Mit Ziffer 1 des Bescheids vom 7. Juli 2016 wurde der Klägerin zur Vermeidung einer drohenden Obdachlosigkeit das Zimmer Nr. 3 im Anwesen … in H. unter Befristung vom 1. Juli 2016 bis zum 30. September 2016 zugewiesen und mit Ziffer 2 ein Benutzungsentgelt festgesetzt.
Vorliegend geht es nicht um eine sog. „Umsetzung“, also um den Wechsel der Notunterkunft während eines laufenden Einweisungszeitraums (vgl. VG Würzburg, B.v. 6.7.2007 – W 5 E 07.761 – juris; BayVGH. B.v. 4.10.1995 – 4 CS 94.3112 – BayVBl 1995, 86; Bengl/Berner/Emmerig, LStVG, Art. 7 Rn. 193). Denn die Einweisung der Klägerin in das Zimmer Nr. 1 in der Notunterkunft … * endete am 30. Juni 2016 (vgl. Bescheid vom 1. Juni 2016, Bl. 243 der Behördenakte). Vielmehr handelt es sich vorliegend um die ausschließliche Zuweisung einer Unterkunft (ohne Räumungsverfügung bzgl. einer anderen Unterkunft), die der Klägerin die Möglichkeit eröffnet, die Unterkunft zu nutzen, wobei eine Verpflichtung zum tatsächlichen Bezug der zugewiesenen Unterkunft durch eine solche behördliche Zuweisung nicht begründet wird (vgl. VG München, B.v. 24.10.2002 – M 22 E 02.2459; VGH Mannheim, B.v. 8.2.1996 – 1 S 147/96; beide juris). Die Zuweisung ist also keine Eingriffsmaßnahme, sondern ist ein rein begünstigender Verwaltungsakt (vgl. Bengl/Berner/Emmerig, LStVG, Art. 7 Rn. 193), so dass hier schon sehr fraglich ist, ob mangels belastenden Verwaltungsakts überhaupt eine Anfechtung des streitgegenständlichen Verwaltungsakts statthaft ist.

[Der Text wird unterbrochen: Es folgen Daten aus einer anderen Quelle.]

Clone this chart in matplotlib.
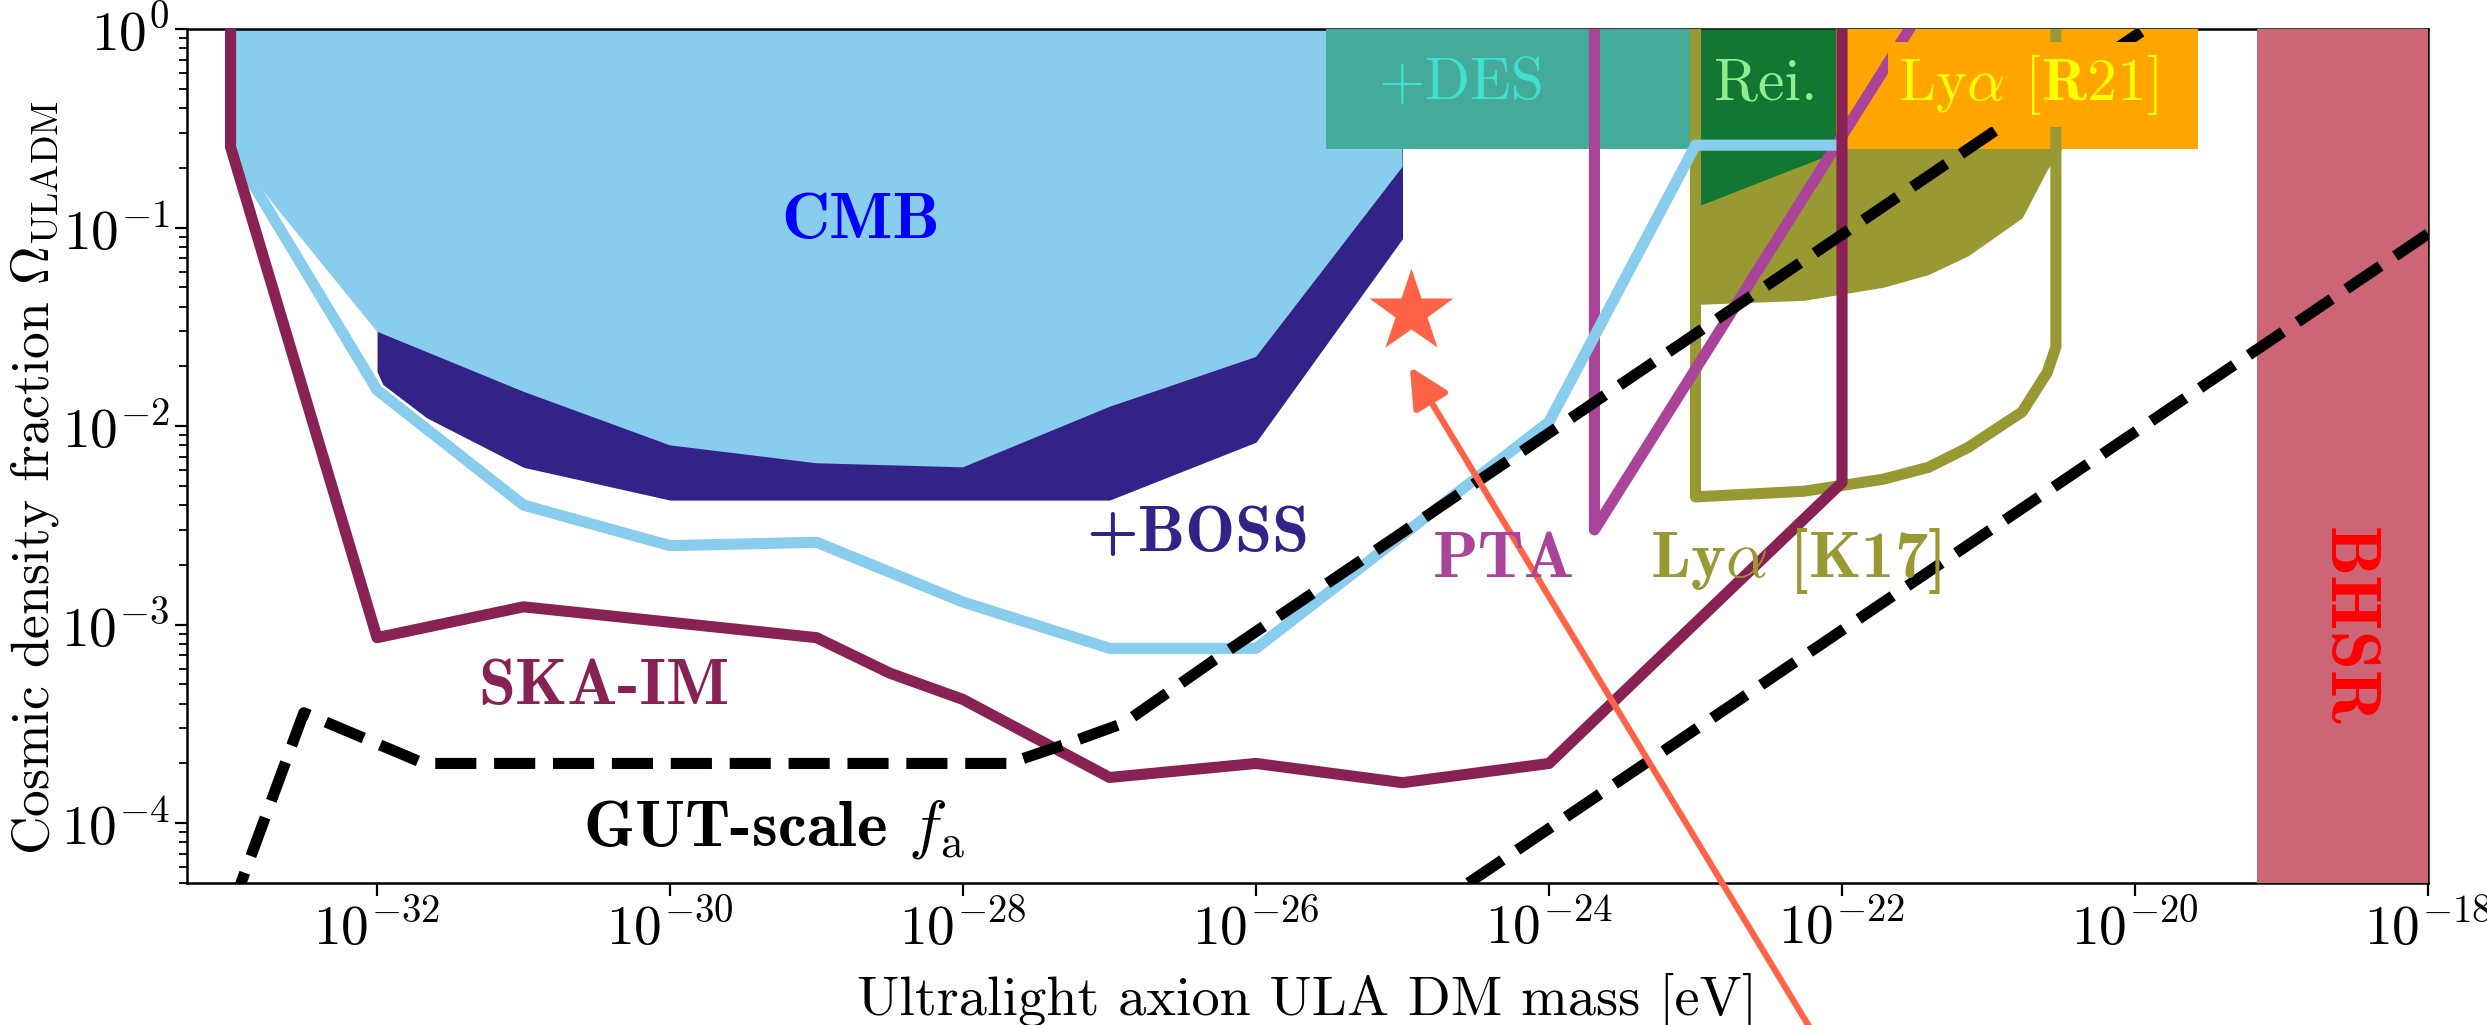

Im Übrigen ist aber die Versagungsgegenklage (nach Klageerhebung) unzulässig geworden wegen Erledigung des Verwaltungsaktes. Denn gemäß Art. 43 Abs. 2 BayVwVfG tritt Erledigung ein u.a. durch Zeitablauf, wenn sich also die innere Wirksamkeit durch Zeitablauf erledigt, z.B. bei Eintritt einer auflösenden Bedingung (Art. 36 Abs. 2 Nr. 2 BayVwVfG) oder im Fall einer Befristung (Art. 36 Abs. 2 Nr. 1 BayVwVfG) bei Fristablauf (vgl. Kopp/Ramsauer, VwVfG, 16. Aufl. 2016, § 43 Rn. 40c). Befristung bedeutet entsprechend § 163 BGB die Festsetzung eines dem Datum nach bestimmten (oder bestimmbaren) Zeitpunktes als Voraussetzung für den Eintritt, die Dauer oder die Beendigung der inneren Rechtswirkungen eines Verwaltungsakts (vgl. Kopp/Ramsauer, VwVfG, § 36 Rn. 15). Hier wurde als Dauer für die Zuweisung des Zimmers Nr. 3 der Zeitraum vom 1. Juli 2016 bis 30. September 2016 festgesetzt. Dieser Zeitraum ist abgelaufen, so dass der Verwaltungsakt sich durch Zeitablauf erledigt hat.
Jedenfalls ist die darauf gerichtete Klage, den Beklagen zu verpflichten, für eine menschenwürdige Unterbringung der Klägerin zu sorgen, unbegründet (§ 113 Abs. 5 Satz 1 VwGO), denn der Klägerin steht kein Anspruch auf Unterbringung gegen den Beklagten zu. Denn es liegt wegen der Subsidiarität des Obdachlosenrechts keine unfreiwillige Obdachlosigkeit vor. Die Klägerin kann aus eigener finanzieller Kraft oder zumindest mit Hilfe von Sozialleistungen die Obdachlosigkeit in zumutbarer Weise und Zeit beseitigen (s.o. unter 2.1.).
3. Nach allem war die Klage, soweit sie in der mündlichen Verhandlung aufrechterhalten wurde, mit der Kostenfolge aus § 154 Abs. 1 VwGO abzuweisen. Die Entscheidung über die vorläufige Vollstreckbarkeit ergibt sich aus § 167 VwGO, § 708 Nr. 11, § 711 ZPO.
Die Kostenentscheidung in Bezug auf den unter Ziffer I. Satz 1 des Tenors eingestellten Verfahrensteil beruht auf § 161 Abs. 2 Satz 1 VwGO. Danach hat das Gericht bei einer Erledigung des Rechtsstreits in der Hauptsache nach billigem Ermessen über die Kosten des Verfahrens unter Berücksichtigung des bisherigen Sach- und Streitstands zu entscheiden. Billigem Ermessen entspricht es hier, die Kosten des Verfahrens der Klägerin aufzuerlegen, da ihre Klage voraussichtlich erfolglos geblieben wäre.